Author: Susan R. Johnson MD, F.A.A.P.
Published: March 31st, 2000
When my son doesn't see enough of me or when I don't really give him my full attention (body, soul, and spirit), then he becomes clingy and starts finding excuses why he shouldn't go to school. It is amazing how well children pick up on the moods of our souls. You can say whatever you want to them, and they immediately pick up the congruency or incongruity between your words and what you are really feeling inside. Last Thursday morning, my son announced that he wasn't going to school. I had been gone all day Wednesday and had not had the weekend with him so I was missing him. He and I were both deprived of each others attention and I also was upset and feeling stressed. I realized that I needed to slow down my schedule and had planned to spend the whole afternoon with him, but how was I to get him to school that morning?
I tried all the soft approaches. I tried to reason and empathize with him. I explained that we both had to do our work. His work was at school and my work was at the clinic and sometimes I wanted to stay in bed too. I tried to make a game out of the situation by racing him to the car. I tried the imaginative approach telling him that our rocket ship (ie the car) was about to blast off to the moon and we needed to quickly climb aboard. I even tried to bribe him with a special outing. None of these worked. I could have tried the not so adaptive approaches like just pick him up and carry him to the car, threaten to remove privileges, burst into tears (the guilt approach), or simply yell at him, but none of these seemed like the right thing to do. That was when the miracle happened. I paused, took a deep breath and just let myself be open to any ideas that might come.

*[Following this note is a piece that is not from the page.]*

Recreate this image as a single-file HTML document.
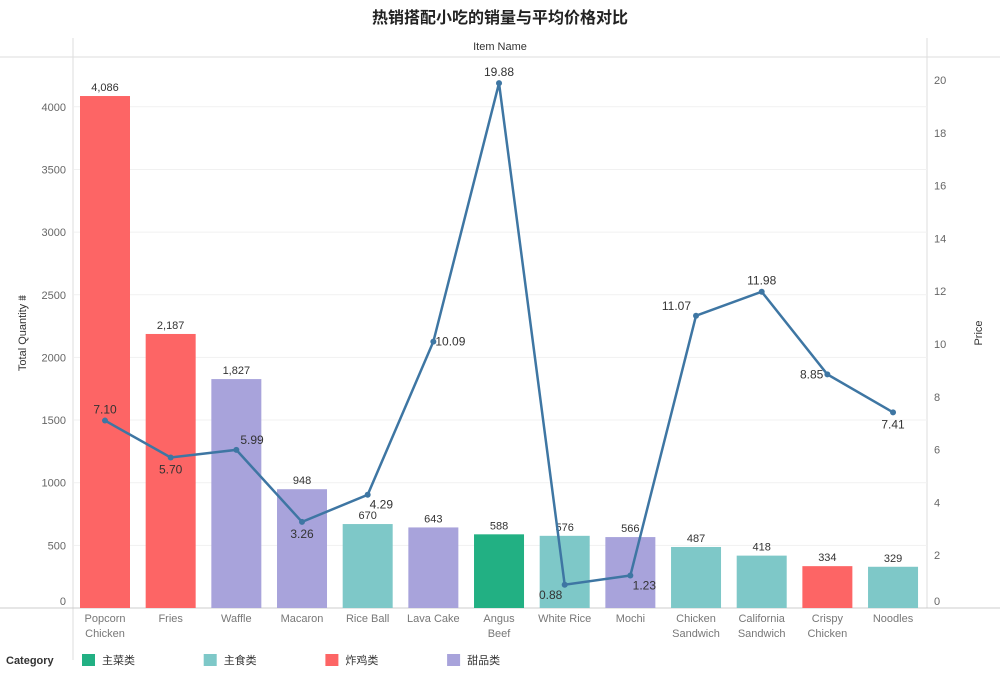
<!DOCTYPE html>
<html><head><meta charset="utf-8"><style>
body{margin:0;background:#fff;font-family:"Liberation Sans","Noto Sans CJK SC",sans-serif}
svg text{font-family:"Liberation Sans","Noto Sans CJK SC",sans-serif}
</style></head><body>
<svg id="c" width="1000" height="680">
<text x="500" y="23" text-anchor="middle" font-size="16" font-weight="bold" fill="#222">热销搭配小吃的销量与平均价格对比</text>
<line x1="0" y1="57" x2="1000" y2="57" stroke="#ddd"/>
<line x1="73" y1="38" x2="73" y2="660" stroke="#ddd"/>
<line x1="927" y1="38" x2="927" y2="608" stroke="#ddd"/>
<line x1="0" y1="608" x2="1000" y2="608" stroke="#ccc"/>
<text x="500" y="50" text-anchor="middle" font-size="11" fill="#333">Item Name</text>
<text transform="translate(26,333) rotate(-90)" text-anchor="middle" font-size="11" fill="#333">Total Quantity ⩩</text>
<text transform="translate(982,333) rotate(-90)" text-anchor="middle" font-size="11" fill="#333">Price</text>
<g id="grid"></g><g id="bars"></g><g id="line"></g><g id="legend"></g>
</svg>
<script>
const items=["Popcorn\nChicken","Fries","Waffle","Macaron","Rice Ball","Lava Cake","Angus\nBeef","White Rice","Mochi","Chicken\nSandwich","California\nSandwich","Crispy\nChicken","Noodles"];
const qty=[4086,2187,1827,948,670,643,588,576,566,487,418,334,329];
const price=[7.10,5.70,5.99,3.26,4.29,10.09,19.88,0.88,1.23,11.07,11.98,8.85,7.41];
const cats=["炸鸡类","炸鸡类","甜品类","甜品类","主食类","甜品类","主菜类","主食类","甜品类","主食类","主食类","炸鸡类","主食类"];
const leftTicks=[0,500,1000,1500,2000,2500,3000,3500,4000];
const rightTicks=[0,2,4,6,8,10,12,14,16,18,20];
const legendCats=["主菜类","主食类","炸鸡类","甜品类"];
const colors={"主菜类":"#22b083","主食类":"#7ec8c8","炸鸡类":"#fd6565","甜品类":"#a8a3db"};
const ns="http://www.w3.org/2000/svg";
const base=608;
const yL=v=>base-v*0.1253;
const yR=v=>base-v*26.4;
const xC=i=>105+i*65.67;
function mk(t,a,p,txt){const e=document.createElementNS(ns,t);for(const k in a)e.setAttribute(k,a[k]);if(txt!==undefined)e.textContent=txt;p.appendChild(e);return e;}
const G=document.getElementById('grid'),B=document.getElementById('bars'),L=document.getElementById('line'),LG=document.getElementById('legend');
leftTicks.forEach(v=>{
 if(v>0){const g=mk('line',{x1:74,x2:927,y1:yL(v),y2:yL(v),stroke:'#f1f1f1'},G);
 
 }
 const t=mk('text',{x:66,y:(v===0?601:yL(v))+4,'text-anchor':'end','font-size':11,fill:'#666'},G,v);
 
 
});
rightTicks.forEach(v=>{
 const t=mk('text',{x:934,y:(v===0?601:yR(v))+4,'font-size':11,fill:'#666'},G,v);
 
 
});
items.forEach((n,i)=>{
 const r=mk('rect',{x:xC(i)-25,y:yL(qty[i]),width:50,height:base-yL(qty[i]),fill:colors[cats[i]]},B);
 
 
 const t=mk('text',{x:xC(i),y:yL(qty[i])-5,'text-anchor':'middle','font-size':11,fill:'#333'},B,qty[i].toLocaleString('en-US'));
 
 
 n.split('\n').forEach((s,j)=>{
  const x=mk('text',{x:xC(i),y:622+j*15,'text-anchor':'middle','font-size':11,fill:'#777'},B,s);
  
  
 });
});
const pts=price.map((p,i)=>xC(i)+','+yR(p)).join(' ');
const pl=mk('polyline',{points:pts,fill:'none',stroke:'#3e76a3','stroke-width':2.5},L);


price.forEach((p,i)=>{
 const c=mk('circle',{cx:xC(i),cy:yR(p),r:3,fill:'#3e76a3'},L);
 
 
 const prev=price[i-1]??p,next=price[i+1]??p;
 let dy=-7,dx=0,anchor='middle';
 if(p<prev&&p<next){dy=16;}
 if(i===0){dy=-7;}
 if(i===1||i===3){dy=16;}
 if(i===2||i===4){dx=4;anchor='start';dy=-6;}
 if(i===4){dy=14;dx=2;}
 if(i===5){dx=2;anchor='start';dy=4;}
 if(i===7){dy=14;dx=-14;}
 if(i===8){dy=14;dx=14;}
 if(i===9){dx=-5;anchor='end';dy=-6;}
 if(i===11){dx=-4;anchor='end';dy=4;}
 if(i===12){dy=16;}
 const t=mk('text',{x:xC(i)+dx,y:yR(p)+dy,'text-anchor':anchor,'font-size':12,fill:'#333'},L,p.toFixed(2));
 
 
});
const lt=mk('text',{x:6,y:664,'font-size':11,'font-weight':'bold',fill:'#333'},LG,'Category');


legendCats.forEach((c,i)=>{
 const x=82+i*121.7;
 const r=mk('rect',{x:x,y:654,width:13,height:12,fill:colors[c]},LG);
 
 
 const t=mk('text',{x:x+20,y:664,'font-size':11,fill:'#333'},LG,c);
 
 
});
</script>
</body></html>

A repair man had just arrived in his truck to replace our furnace. My son had met him briefly the afternoon before and was fascinated by all the pipes and equipment. He had been kind to my son. One of my son's reasons for not going to school was he wanted to watch the man fix the furnace. My son lay crying on the bed saying he wasn't going to school while I went out to talk to the furnace man. He was not the usual person you would pick as a role model for your child. He was unkempt with dirty blue jeans, long stringy hair, many tattoos, and he was smoking a cigarette. I asked him his name. I then told him I had a huge favor to ask. I had tried everything, but I couldn't get my son to go to school this morning. Could he help me? Could he somehow tell my son that in order to do the work that he did on the furnace he had to go to school too? He said yes and walked into the house and over to the bed where my son was laying down. Using very kind and gentle words, he told my son how important it was to go to school and learn. He said that going to school was how he was able to get the job he had. It was magic. My son popped out bed, wiped away his tears, put on his shoes and walked out to the car. The furnace man then asked if it was okay if my son could use one of his tools and help him remove the front panel from the furnace. I said sure and together they spent the next 5 minutes taking apart the furnace. My son then got into the car and waved goodbye and we were off to school.
I learned a lot that morning about choices, the needs of my son, being open to whatever comes, judging others, the importance of asking for help, and the value of community. It really does take a village to raise a child!